[Missi Svoboda won the paperback copy of A TINE TO LIVE, A TINE TO DIE from Edith’s A Second Life post last week. Missi, contact Edith, and congratulations!]
By Sherry Harris
You know you’re a mystery writer…
Half of your friends have aliases but they haven’t committed a crime.
You have perfectly normal conversations about the best way to kill someone in a crowded restaurant.
Your husband is nervous when you say the Poison Lady is going to be at a conference you’re attending.
You know how to sink a body and make sure it stays that way.
You have an anonymous source.
You’ve been on a police ride along.
Your friend’s husband, who’s a police officer, answers your questions after he decides you aren’t really planning to commit a crime.

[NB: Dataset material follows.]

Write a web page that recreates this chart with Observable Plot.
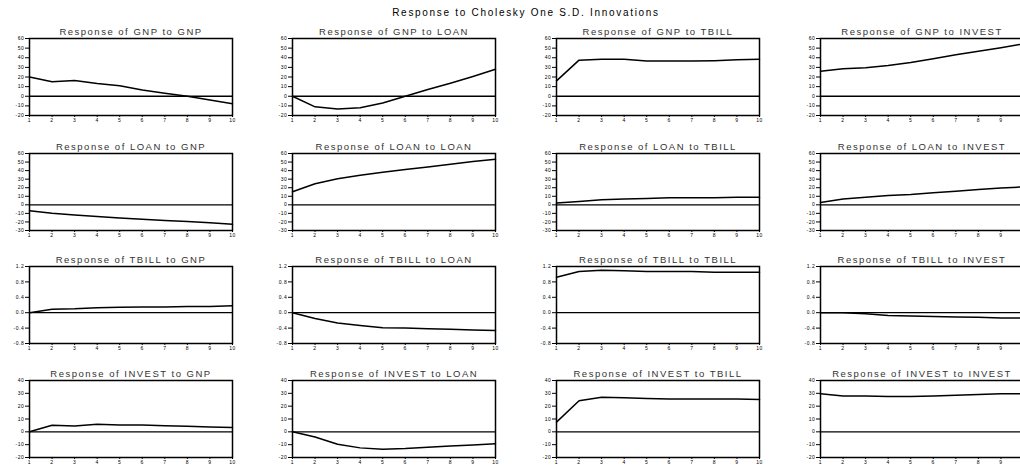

You hear an interesting crime story and you start analyzing to see if it would work in your manuscript.
You can’t wait to:
See your cover.
Hold an arc.
Hold the book.
Sign your first book.
Make the first sale that isn’t to your mother or some other close relative.
You try to:
Be funny and interesting when you’re on a panel at a conference.
Be witty and ask insightful questions when you moderate a panel.
Figure out how many appearances you should make and if you should have a launch party.
Promote but not over promote your book on social media sites.
You force yourself out of bed in the middle of the night because something has come to you and you want to remember it in the morning.
You wake up in the morning wondering what the heck you thought of in the middle of the night that you were sure was brilliant and you’d remember it without forcing yourself out of bed in the middle of the night.
You have to cover the word count on your computer so you don’t check every few minutes to see if you’ve reached your goal.
Your friends put you in book jail and yell at you if they see you’re online when you should be writing.
Your friends give you word counts, deadlines, and encourage you.
Anyone have something to add to the list?